Composers should be clear about their goals. If playback from their MEPS is their final stage, and they intend to produce music that is fully synthesized, then they are entitled to ignore all the conventions that performers require; they can ignore all issues of playability and legibility. If, however, a live performance is the end product, the use of MEPS playback must be viewed critically and each part constantly analyzed from the point of view of a live performer. To help with this, composers should meet with a performer ahead of the first rehearsal, to ensure that each individual part is performable.
Teachers have implemented different ways of forcing their students to avoid the pitfalls associated with the cut and paste function. Some forbid its use entirely, demanding that, if students truly believe they want the same exact material to recur, they actually go through the process of re-inputting it into the computer. Most often, teachers contend, students will take this opportunity to make variations, which will benefit the piece. Other instructors allow its use but urge students to keep track of the copied material and to treat it as a temporary textural placeholder that eventually needs to be reexamined and most likely changed.

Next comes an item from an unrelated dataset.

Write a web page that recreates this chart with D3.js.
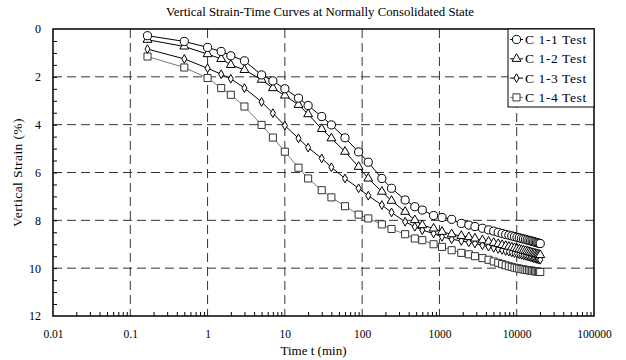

If composers expose themselves to all kinds of music, listening to new pieces and looking at scores, they will naturally discover processes and vocabulary that they may want to include in their own work. Such an exposure can highlight issues with their current process and bring it to their awareness.
According to students I interviewed, professors may caution their undergraduates against certain pitfalls, occasionally requesting that students wean themselves, at least temporarily, from their computer, and switch to writing their scores by hand. One of my student interviewees described his experience as follows:
"Teachers … will say that [composing with Finale] is something that should be done only when one is an accomplished master (as all composition teachers fancy themselves) and has the critical apparatus in place to supercede the limitations of notational programs. So teachers tend to frown on undergrads doing it, but since becoming a graduate student I’ve never had a teacher who had a problem with my doing it."
In fact, according to the teachers I interviewed, there is usually no need to address this issue with their students after the first couple of years.